Operation Big

Operation Big

Operation Big was a task force which was part of the overarching Allied effort (called Operation Alsos) to capture German nuclear secrets during the final days of World War II.

Worried that French forces might beat the US to Werner Heisenberg's laboratory in Hechingen, Boris T. Pash hastily organized a flying column of Sixth Army combat engineers ("Task Force A"). His team reached Horb three days later and headed for Haigerloch while the French troops occupied themselves with looking for members of the Vichy Government in nearby Sigmaringen.

In april 1945, U.S. engineers dismantle the nuclear pile that nazi scientists had build up under the Uranprojekt program in Haigerloch.
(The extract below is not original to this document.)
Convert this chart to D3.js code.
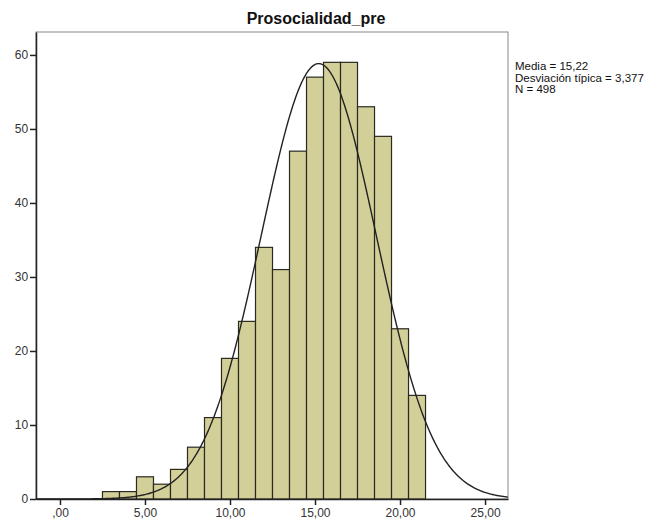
<!DOCTYPE html>
<html>
<head>
<meta charset="utf-8">
<script src="https://cdn.jsdelivr.net/npm/d3@7"></script>
<style>
  body { margin: 0; background: #fff; }
  text { font-family: "Liberation Sans", Arial, sans-serif; }
</style>
</head>
<body>
<div id="chart"></div>
<script>
// bin centres (width 1) and counts
const binCenters = [3, 4, 5, 6, 7, 8, 9, 10, 11, 12, 13, 14, 15, 16, 17, 18, 19, 20, 21];
const counts = [1, 1, 3, 2, 4, 7, 11, 19, 24, 34, 31, 47, 57, 59, 59, 53, 49, 23, 14];
const xTicks = [0, 5, 10, 15, 20, 25];
const yTicks = [0, 10, 20, 30, 40, 50, 60];
const stats = { mean: 15.22, sd: 3.377, n: 498 };
const legendLines = ["Media = 15,22", "Desviación típica = 3,377", "N = 498"];

const width = 654, height = 522;
const margin = { top: 32, right: 146, bottom: 23, left: 36 };
const innerW = width - margin.left - margin.right;
const innerH = height - margin.top - margin.bottom;

const svg = d3.select("#chart").append("svg")
  .attr("width", width)
  .attr("height", height);

const g = svg.append("g")
  .attr("transform", `translate(${margin.left},${margin.top})`);

const x = d3.scaleLinear().domain([-1.41, 26.35]).range([0, innerW]);
const y = d3.scaleLinear().domain([0, 63.1]).range([innerH, 0]);

const fmt = v => v === 0 ? ",00" : d3.format(".2f")(v).replace(".", ",");

// frame
g.append("rect")
  .attr("x", 0).attr("y", 0)
  .attr("width", innerW).attr("height", innerH)
  .attr("fill", "none")
  .attr("stroke", "#888")
  .attr("stroke-width", 1);

// bars
g.selectAll(".bar")
  .data(binCenters)
  .enter()
  .append("rect")
  .attr("class", "bar")
  .attr("x", d => x(d - 0.5))
  .attr("width", d => x(d + 0.5) - x(d - 0.5))
  .attr("y", (d, i) => y(counts[i]))
  .attr("height", (d, i) => innerH - y(counts[i]))
  .attr("fill", "#d3cf98")
  .attr("stroke", "#2a2a22")
  .attr("stroke-width", 1.2);

// normal curve from the stated mean / sd / N
const pdf = v => stats.n * Math.exp(-0.5 * Math.pow((v - stats.mean) / stats.sd, 2)) /
  (stats.sd * Math.sqrt(2 * Math.PI));
const curvePts = d3.range(-1.41, 26.36, 0.05);
g.append("path")
  .datum(curvePts)
  .attr("fill", "none")
  .attr("stroke", "#222")
  .attr("stroke-width", 1.4)
  .attr("d", d3.line().x(d => x(d)).y(d => y(pdf(d))));

// axes
const xAxis = g.append("g")
  .attr("transform", `translate(0,${innerH})`)
  .call(d3.axisBottom(x).tickValues(xTicks).tickFormat(fmt).tickSize(6).tickSizeOuter(0));
const yAxis = g.append("g")
  .call(d3.axisLeft(y).tickValues(yTicks).tickSize(6).tickSizeOuter(0));

[xAxis, yAxis].forEach(a => {
  a.select(".domain").attr("stroke", "#222").attr("stroke-width", 1.5);
  a.selectAll(".tick line").attr("stroke", "#222").attr("stroke-width", 1.5);
  a.selectAll(".tick text")
    .attr("font-size", 12)
    .attr("fill", "#333")
    .style("font-family", "'Liberation Sans', Arial, sans-serif");
});
xAxis.selectAll(".tick text").attr("y", 7).attr("dy", "0.95em");
yAxis.selectAll(".tick text").attr("dx", "0.1em");

// title
svg.append("text")
  .attr("x", 316)
  .attr("y", 24)
  .attr("text-anchor", "middle")
  .attr("font-size", 16)
  .attr("font-weight", "bold")
  .attr("fill", "#111")
  .text("Prosocialidad_pre");

// stats legend
svg.append("g")
  .selectAll("text")
  .data(legendLines)
  .enter()
  .append("text")
  .attr("x", margin.left + innerW + 7)
  .attr("y", (d, i) => 70 + i * 11.5)
  .attr("font-size", 11.5)
  .attr("fill", "#111")
  .text(d => d);
</script>
</body>
</html>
Pash and his engineers, accompanied by General Eugene Harrison, the Sixth Army Group's Chief of Intelligence, overran Haigerloch on 23 April 1945. In a laboratory in a cave they found a German experimental nuclear reactor whose vessel was empty of uranium and heavy water. A few drums of heavy water were later found in the laboratory's main chamber[1] and a German scientist told Pash that the reactor's uranium cubes had been concealed beneath hay in a nearby barn.
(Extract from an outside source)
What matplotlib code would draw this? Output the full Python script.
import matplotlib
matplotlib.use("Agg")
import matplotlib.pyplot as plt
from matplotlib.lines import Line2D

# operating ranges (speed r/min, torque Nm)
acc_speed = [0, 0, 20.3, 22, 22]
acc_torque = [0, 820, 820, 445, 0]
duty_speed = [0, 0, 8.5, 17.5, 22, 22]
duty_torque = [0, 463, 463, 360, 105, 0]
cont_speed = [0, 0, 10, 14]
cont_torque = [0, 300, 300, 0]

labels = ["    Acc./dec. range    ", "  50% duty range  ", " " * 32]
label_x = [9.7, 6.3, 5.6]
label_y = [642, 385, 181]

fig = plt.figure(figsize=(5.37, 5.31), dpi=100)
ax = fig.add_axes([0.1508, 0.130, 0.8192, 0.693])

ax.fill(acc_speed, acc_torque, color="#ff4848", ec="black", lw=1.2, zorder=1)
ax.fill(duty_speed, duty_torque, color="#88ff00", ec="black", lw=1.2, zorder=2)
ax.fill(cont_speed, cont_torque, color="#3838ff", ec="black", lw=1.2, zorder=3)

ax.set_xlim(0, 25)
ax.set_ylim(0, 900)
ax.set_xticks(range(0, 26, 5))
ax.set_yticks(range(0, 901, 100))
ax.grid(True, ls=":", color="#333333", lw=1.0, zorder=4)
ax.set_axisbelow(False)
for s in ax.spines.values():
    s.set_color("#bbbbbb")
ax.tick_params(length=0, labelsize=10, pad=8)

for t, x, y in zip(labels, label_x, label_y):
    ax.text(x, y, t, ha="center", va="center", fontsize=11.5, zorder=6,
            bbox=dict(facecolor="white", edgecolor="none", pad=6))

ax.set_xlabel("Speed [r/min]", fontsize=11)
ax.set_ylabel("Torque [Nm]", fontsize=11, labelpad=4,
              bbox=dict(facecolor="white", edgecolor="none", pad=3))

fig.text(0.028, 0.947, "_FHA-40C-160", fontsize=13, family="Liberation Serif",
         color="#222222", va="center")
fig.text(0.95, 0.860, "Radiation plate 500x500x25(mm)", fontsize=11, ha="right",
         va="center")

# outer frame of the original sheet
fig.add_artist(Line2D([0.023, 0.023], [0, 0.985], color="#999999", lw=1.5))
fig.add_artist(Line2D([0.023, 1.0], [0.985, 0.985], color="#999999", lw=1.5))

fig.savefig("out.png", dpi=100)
Pash subsequently had the empty reactor blown up. The task force then proceeded to Hechingen where they found and detained Erich Bagge, Carl Friedrich von Weizsäcker, Max von Laue, and Karl Wirtz, then went on to Tailfingen where they arrested Otto Hahn. Werner Heisenberg, who had left Hechingen on 19 April, was captured by Pash and a small force at his home in Urfeld, on 3 May 1945.[2]
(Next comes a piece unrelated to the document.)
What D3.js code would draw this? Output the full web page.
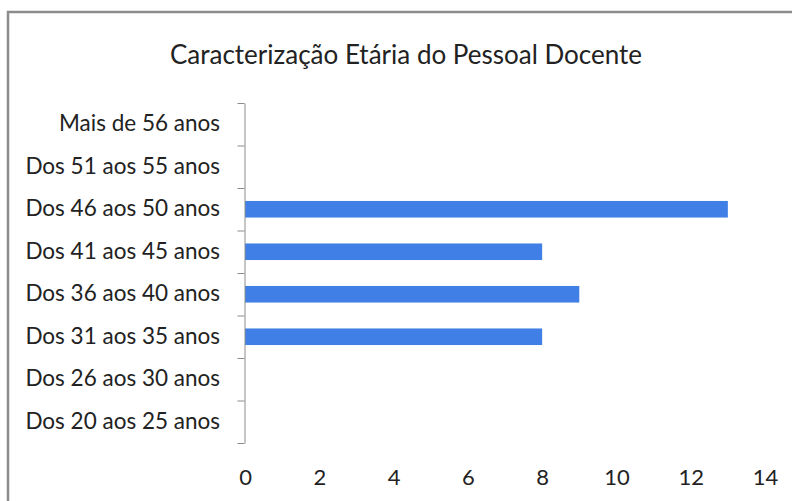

Pash concluded that the German nuclear program had been years behind the Manhattan Project and that there was no possibility of them mounting any form of last-ditch nuclear attack. He called it "probably the most significant single piece of military intelligence developed during the war".[3]

Notes

  1. ^ Dahl, Per F. (1999). Heavy Water and the Wartime Race for Nuclear Energy. CRC Press. p. 261. ISBN 0750306335. 
  2. ^ Rotter, Andrew J. (2008). Hiroshima: The World's Bomb. Oxford University Press. p. 80. ISBN 0192804375. 
  3. ^ Cohen, Daniel (1999). The Manhattan Project. Twenty-First Century Books. p. 61. ISBN 0761303596.